Una soluzione definitiva a questo dilemma non esiste. In uno Stato che si rispetti, il conflitto tra Antigone e Creonte non può che ripetersi all’infinito, ma un modo di avvicinarsi a una soluzione dovrebbe poter stare proprio nel rigore morale con cui Antigone e Creonte assumono i propri ruoli, si assumono le proprie diverse responsabilità.
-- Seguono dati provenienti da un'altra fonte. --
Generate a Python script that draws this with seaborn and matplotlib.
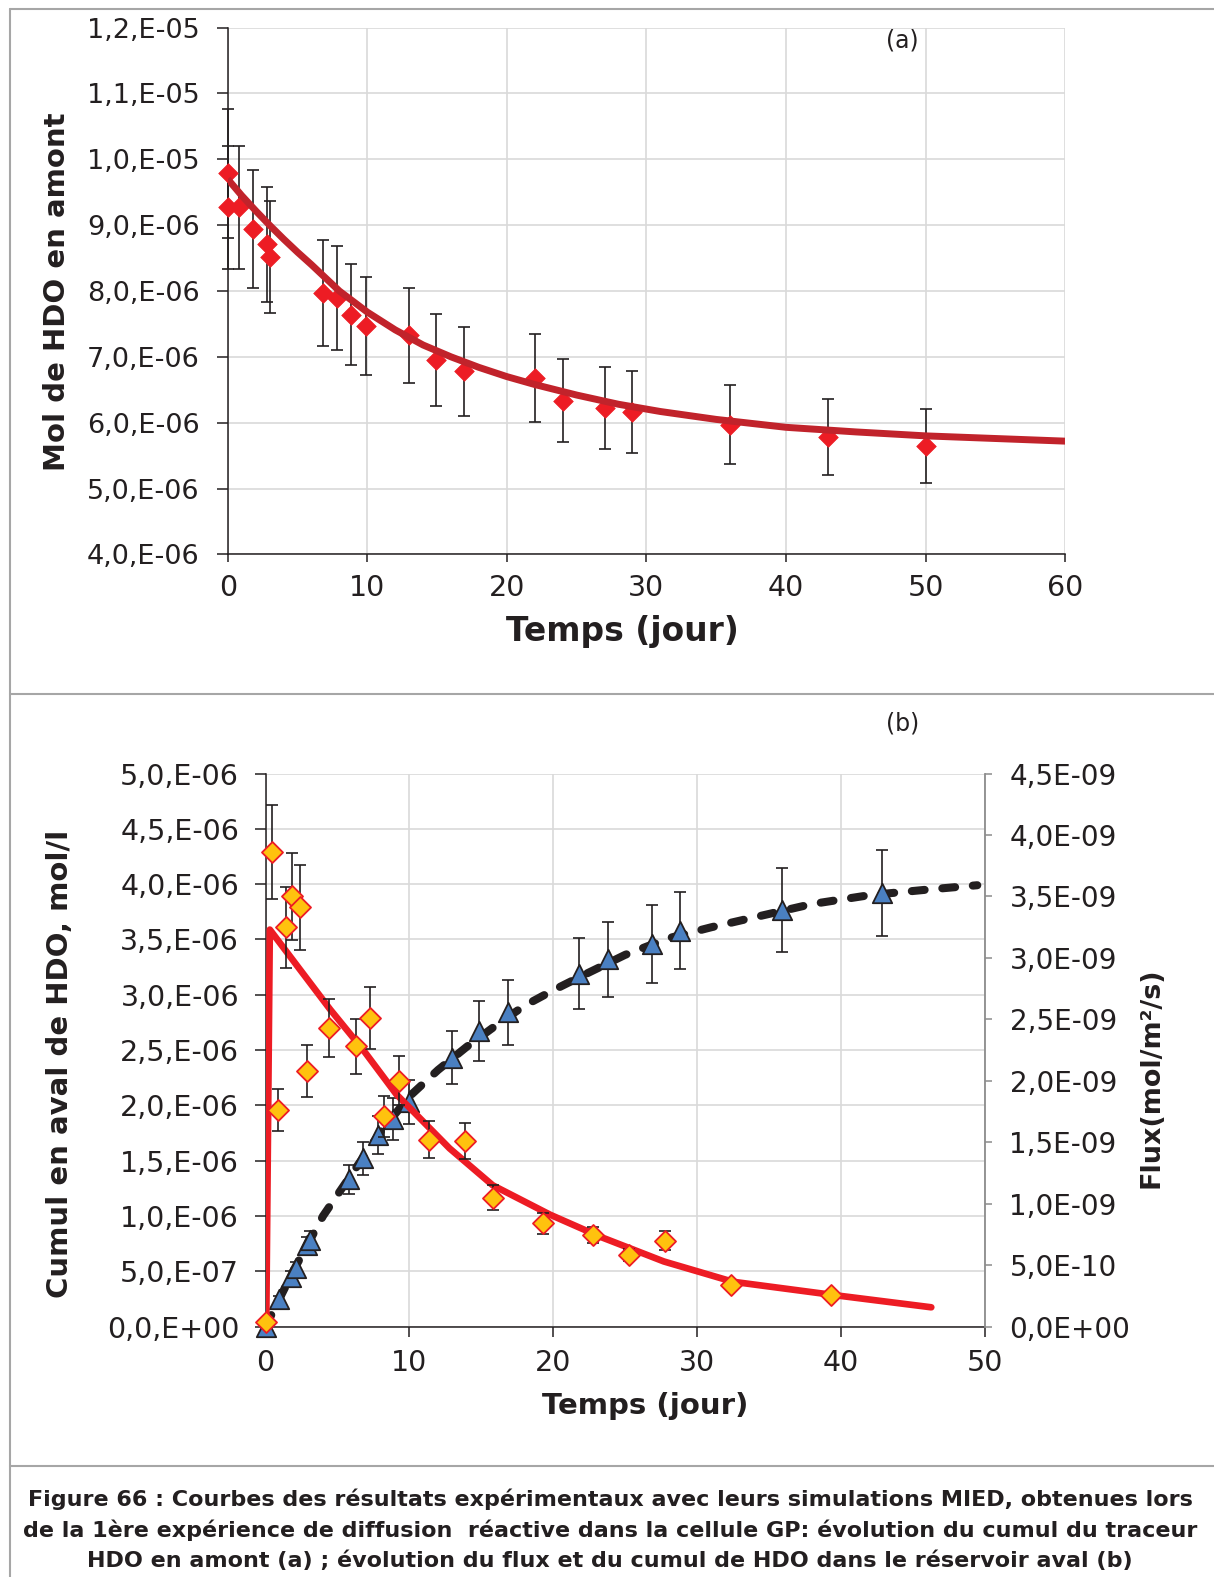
import numpy as np
import matplotlib
matplotlib.use("Agg")
import matplotlib.pyplot as plt
import seaborn as sns
from matplotlib.lines import Line2D

# ---------------- data : panel (a) ----------------
a_time = [0, 0, 0.8, 1.8, 2.8, 3.0, 6.8, 7.8, 8.8, 9.9, 13, 14.9, 16.9, 22, 24, 27, 29, 36, 43, 50]
a_mol = [9.79, 9.27, 9.27, 8.94, 8.71, 8.51, 7.97, 7.89, 7.64, 7.47, 7.33, 6.95, 6.78, 6.68,
         6.33, 6.22, 6.16, 5.97, 5.78, 5.65]            # x 1e-6
a_err = [0.98, 0.93, 0.93, 0.90, 0.87, 0.85, 0.80, 0.79, 0.77, 0.75, 0.72, 0.70, 0.68, 0.67,
         0.63, 0.62, 0.62, 0.60, 0.58, 0.56]            # x 1e-6
a_sim_time = [0, 1, 2, 3, 4, 5, 6, 8, 10, 12, 14, 16, 18, 20, 22, 25, 28, 31, 35, 40, 45, 50, 55, 60]
a_sim_mol = [9.70, 9.45, 9.22, 9.00, 8.79, 8.59, 8.40, 8.00, 7.68, 7.41, 7.18, 7.00, 6.84, 6.70,
             6.58, 6.42, 6.28, 6.17, 6.05, 5.93, 5.86, 5.80, 5.76, 5.72]   # x 1e-6
a_xticks = [0, 10, 20, 30, 40, 50, 60]
a_yticks = [4, 5, 6, 7, 8, 9, 10, 11, 12]               # x 1e-6
a_yticklabels = ["4,0,E-06", "5,0,E-06", "6,0,E-06", "7,0,E-06", "8,0,E-06",
                 "9,0,E-06", "1,0,E-05", "1,1,E-05", "1,2,E-05"]

# ---------------- data : panel (b) ----------------
b_cum_time = [0, 0.95, 1.8, 2.1, 2.9, 3.1, 5.8, 6.8, 7.8, 8.9, 10.0, 12.95, 14.85, 16.85,
              21.8, 23.8, 26.85, 28.85, 35.9, 42.85]
b_cum = [0, 0.25, 0.45, 0.53, 0.74, 0.78, 1.33, 1.52, 1.73, 1.88, 2.03, 2.43, 2.67, 2.84,
         3.19, 3.32, 3.46, 3.58, 3.77, 3.92]             # x 1e-6
b_cum_err = [0, 0.03, 0.05, 0.05, 0.07, 0.08, 0.13, 0.15, 0.17, 0.19, 0.20, 0.24, 0.27, 0.29,
             0.32, 0.34, 0.35, 0.35, 0.38, 0.39]         # x 1e-6
b_flux_time = [0.03, 0.43, 0.89, 1.43, 1.82, 2.4, 2.9, 4.43, 6.3, 7.3, 8.24, 9.3, 11.4, 13.85,
               15.8, 19.32, 22.8, 25.28, 27.78, 32.35, 39.3]
b_flux = [0.04, 3.86, 1.76, 3.25, 3.50, 3.41, 2.08, 2.43, 2.28, 2.51, 1.71, 2.00, 1.52, 1.51,
          1.05, 0.84, 0.745, 0.58, 0.70, 0.34, 0.26]     # x 1e-9
b_flux_err = [0, 0.38, 0.17, 0.33, 0.355, 0.344, 0.21, 0.237, 0.224, 0.25, 0.17, 0.20, 0.15, 0.15,
              0.10, 0.087, 0.068, 0.05, 0.075, 0.03, 0.025]   # x 1e-9
b_sim_cum_time = [0, 2, 4, 6, 8, 10, 12, 14, 16, 18, 20, 22, 25, 28, 31, 34, 38, 42, 46, 49.5]
b_sim_cum = [0, 0.52, 1.00, 1.38, 1.76, 2.08, 2.32, 2.53, 2.72, 2.90, 3.04, 3.17, 3.36, 3.51,
             3.61, 3.70, 3.82, 3.90, 3.95, 3.99]         # x 1e-6
b_sim_flux_time = [0.05, 0.3, 2.3, 4.5, 6.8, 9.1, 12.8, 15.8, 19.8, 23.3, 27.7, 32.5, 39.5, 46.3]
b_sim_flux = [0.0, 3.23, 2.92, 2.58, 2.25, 1.89, 1.45, 1.15, 0.91, 0.73, 0.53, 0.365, 0.257, 0.157]  # x 1e-9
b_xticks = [0, 10, 20, 30, 40, 50]
b_lyticks = [0, 0.5, 1.0, 1.5, 2.0, 2.5, 3.0, 3.5, 4.0, 4.5, 5.0]   # x 1e-6
b_lyticklabels = ["0,0,E+00", "5,0,E-07", "1,0,E-06", "1,5,E-06", "2,0,E-06", "2,5,E-06",
                  "3,0,E-06", "3,5,E-06", "4,0,E-06", "4,5,E-06", "5,0,E-06"]
b_ryticks = [0, 0.5, 1.0, 1.5, 2.0, 2.5, 3.0, 3.5, 4.0, 4.5]        # x 1e-9
b_ryticklabels = ["0,0E+00", "5,0E-10", "1,0E-09", "1,5E-09", "2,0E-09", "2,5E-09",
                  "3,0E-09", "3,5E-09", "4,0E-09", "4,5E-09"]

caption_lines = [
    "Figure 66 : Courbes des résultats expérimentaux avec leurs simulations MIED, obtenues lors",
    "de la 1ère expérience de diffusion  réactive dans la cellule GP: évolution du cumul du traceur",
    "HDO en amont (a) ; évolution du flux et du cumul de HDO dans le réservoir aval (b)",
]

# ---------------- style ----------------
sns.set_theme(style="white")
plt.rcParams['font.family'] = ['DejaVu Sans']
TXT = '#231F20'
GRID = '#D9D9D9'
RED = '#ED1C24'
DARKRED = '#C1232B'
GOLD = '#FFC20E'
BLUE = '#4A80C2'
BORDER = '#A6A6A6'

W, H = 1214, 1577
fig = plt.figure(figsize=(W / 100, H / 100), dpi=100)
fig.patch.set_facecolor('white')


def px_rect(l, t, r, b):
    return [l / W, 1 - b / H, (r - l) / W, (b - t) / H]


def style_axis(ax):
    ax.set_facecolor('none')
    for s in ['top', 'right']:
        ax.spines[s].set_visible(False)
    for s in ['left', 'bottom']:
        ax.spines[s].set_color(TXT)
        ax.spines[s].set_linewidth(1.1)
    ax.grid(True, color=GRID, linewidth=1.2)
    ax.set_axisbelow(True)


# ================= panel (a) =================
ax_a = fig.add_axes(px_rect(227.7, 27.6, 1065.1, 554.4))
style_axis(ax_a)
am = np.array(a_mol) * 1e-6
ax_a.errorbar(a_time, am, yerr=np.array(a_err) * 1e-6, fmt='none', ecolor=TXT,
              elinewidth=1.2, capsize=4.5, capthick=1.2, zorder=2, clip_on=False)
sns.scatterplot(x=a_time, y=am, marker='D', s=100, color=RED, edgecolor=RED, linewidth=0.5,
                ax=ax_a, zorder=3, clip_on=False, legend=False)
sns.lineplot(x=a_sim_time, y=np.array(a_sim_mol) * 1e-6, color=DARKRED, linewidth=5,
             ax=ax_a, zorder=4, sort=False, estimator=None, legend=False)
ax_a.lines[-1].set_solid_capstyle('butt')
ax_a.set_xlim(0, 60)
ax_a.set_ylim(4e-6, 1.2e-5)
ax_a.set_xticks(a_xticks)
ax_a.set_xticklabels([str(v) for v in a_xticks])
ax_a.set_yticks(np.array(a_yticks) * 1e-6)
ax_a.set_yticklabels(a_yticklabels)
ax_a.tick_params(axis='y', direction='out', length=8, width=1.1, color=TXT, pad=12,
                 labelsize=19.5, labelcolor=TXT, left=True)
ax_a.tick_params(axis='x', direction='out', length=6, width=1.1, color=TXT, pad=8,
                 labelsize=20.5, labelcolor=TXT, bottom=True)
ax_a.set_xlabel('')
ax_a.set_ylabel('')

# ================= panel (b) =================
ax_b = fig.add_axes(px_rect(265.5, 773.5, 984.5, 1326.6))
style_axis(ax_b)
ax_r = ax_b.twinx()
ax_r.set_facecolor('none')
for s in ['top', 'left', 'bottom']:
    ax_r.spines[s].set_visible(False)
ax_r.spines['right'].set_color('#8C8C8C')
ax_r.spines['right'].set_linewidth(1.3)

# cumul (left axis)
sns.lineplot(x=b_sim_cum_time, y=np.array(b_sim_cum) * 1e-6, color=TXT, linewidth=5.8,
             ax=ax_b, zorder=2, sort=False, estimator=None, legend=False)
dash_line = ax_b.lines[-1]
dash_line.set_dashes([1.6, 2.2])
dash_line.set_dash_capstyle('round')
bc = np.array(b_cum) * 1e-6
ax_b.errorbar(b_cum_time, bc, yerr=np.array(b_cum_err) * 1e-6, fmt='none', ecolor=TXT,
              elinewidth=1.2, capsize=4.5, capthick=1.2, zorder=3, clip_on=False)
sns.scatterplot(x=b_cum_time, y=bc, marker='^', s=195, color=BLUE, edgecolor=TXT,
                linewidth=1.3, ax=ax_b, zorder=4, clip_on=False, legend=False)
ax_b.set_xlim(0, 50)
ax_b.set_ylim(0, 5e-6)
ax_b.set_xticks(b_xticks)
ax_b.set_xticklabels([str(v) for v in b_xticks])
ax_b.set_yticks(np.array(b_lyticks) * 1e-6)
ax_b.set_yticklabels(b_lyticklabels)
ax_b.tick_params(axis='y', direction='out', length=8, width=1.1, color=TXT, pad=11,
                 labelsize=20.5, labelcolor=TXT, left=True)
ax_b.tick_params(axis='x', direction='out', length=7, width=1.1, color=TXT, pad=9,
                 labelsize=20.5, labelcolor=TXT, bottom=True)
ax_b.set_xlabel('')
ax_b.set_ylabel('')

# flux (right axis)
sns.lineplot(x=b_sim_flux_time, y=np.array(b_sim_flux) * 1e-9, color=RED, linewidth=4.8,
             ax=ax_r, zorder=2, sort=False, estimator=None, legend=False)
ax_r.lines[-1].set_solid_capstyle('round')
ax_r.lines[-1].set_solid_joinstyle('round')
bf = np.array(b_flux) * 1e-9
ax_r.errorbar(b_flux_time, bf, yerr=np.array(b_flux_err) * 1e-9, fmt='none', ecolor=TXT,
              elinewidth=1.2, capsize=4.5, capthick=1.2, zorder=3, clip_on=False)
sns.scatterplot(x=b_flux_time, y=bf, marker='D', s=115, color=GOLD, edgecolor=RED,
                linewidth=1.3, ax=ax_r, zorder=4, clip_on=False, legend=False)
ax_r.set_ylim(0, 4.5e-9)
ax_r.set_yticks(np.array(b_ryticks) * 1e-9)
ax_r.set_yticklabels(b_ryticklabels)
ax_r.tick_params(axis='y', direction='out', length=5, width=1.1, color='#8C8C8C', pad=13,
                 labelsize=20, labelcolor=TXT, right=True)
ax_r.set_ylabel('')
ax_r.set_xlim(0, 50)
ax_r.grid(False)

# ================= texts =================
def ftext(x, y, s, **kw):
    return fig.text(x / W, 1 - y / H, s, ha='center', va='center', color=TXT, **kw)

t_ay = ftext(57.3, 291.7, 'Mol de HDO en amont', rotation=90, fontsize=21, fontweight='bold')
t_ax = ftext(622.6, 631.6, 'Temps (jour)', fontsize=23, fontweight='bold')
t_by = ftext(60.3, 1064, 'Cumul en aval de HDO, mol/l', rotation=90, fontsize=21, fontweight='bold')
t_br = ftext(1151.6, 1078, 'Flux(mol/m²/s)', rotation=90, fontsize=20, fontweight='bold')
t_bx = ftext(644.7, 1406, 'Temps (jour)', fontsize=21, fontweight='bold')
ftext(902, 40.5, '(a)', fontsize=17)
ftext(903, 723, '(b)', fontsize=17)
cap_y = [1499, 1530, 1561]
caps = [ftext(610, y, s, fontsize=15, fontweight='bold') for s, y in zip(caption_lines, cap_y)]

fig.canvas.draw()
renderer = fig.canvas.get_renderer()


def fit(txt, target, dim):
    bb = txt.get_window_extent(renderer)
    cur = bb.width if dim == 'w' else bb.height
    txt.set_fontsize(txt.get_fontsize() * target / cur)


fit(t_ay, 358, 'h')
fit(t_ax, 233, 'w')
fit(t_by, 467, 'h')
fit(t_br, 221, 'h')
fit(t_bx, 206, 'w')
fit(caps[0], 1168, 'w')
for c in caps[1:]:
    c.set_fontsize(caps[0].get_fontsize())

# ================= frame lines =================
def fline(xs, ys):
    fig.add_artist(Line2D([x / W for x in xs], [1 - y / H for y in ys], color=BORDER,
                          linewidth=1.5, transform=fig.transFigure))

fline([9.7, 9.7], [8.8, H])
fline([9.7, W], [8.8, 8.8])
fline([9.7, W], [694, 694])
fline([9.7, W], [1466, 1466])

fig.savefig('out.png', dpi=100, facecolor='white')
Si può scegliere la parte di Antigone o la parte di Creonte, a seconda delle proprie più profonde convinzioni morali ma, appunto, esse devono essere davvero morali. E rispettare il diverso punto di vista, la diversa scelta e convinzione. Diceva Guido Calogero richiamandosi a Socrate (su un numero del Mondo del 1960) che si tratta di “scegliere fra il dovere di obbedire e il dovere di insorgere”, e che questa scelta è sempre “grave e perenne”. Non è detto che ciò non sia avvenuto, o non possa avvenire, in un deciso confronto tra le ragioni dell’obbedienza e quelle della rivolta, anche se è certamente difficile, ed e` oggi più difficile che mai, per due opposte constatazioni:
1) la crescente miseria morale dello Stato, sempre più, sia pure con forme diverse, un terreno occupato dai grandi potentati economici. In quasi tutti i paesi e anche nel nostro.
2) la crescente miseria intellettuale e morale dei popoli, trasformati in generici consumatori dai potentati economici e dai loro servitori (la politica e i media).
Gandhi
L’insegnamento politico di Gandhi – metodi di lotta assolutamente limpidi; rispetto per il nemico, secondo una lezione che è stata di tanti, dai cristiani migliori agli anarchici migliori (si combatte il peccato e non il peccatore, le idee e le pratiche che ne conseguono e non i loro singoli portatori) – è stato di individuare un metodo che mettesse radicalmente in discussione le idee e le pratiche correnti e che, basato su convinzioni etiche o religiose, chiedesse al ribelle e al militante di trasformarsi in persuaso. Fini e mezzi: la stessa cosa. Nelle grandi lotte come nelle piccole, nella vita quotidiana come in quella associativa, nel villaggio come nella grande nazione, come in tutto il pianeta. Solo così, intuisce e afferma Gandhi, e con lui altri profeti, si può cambiare il mondo non accettandone la china discendente, la caduta nella barbarie, la tentazione della fine.
Da Elogio della disobbedienza civile di Goffredo Fofi.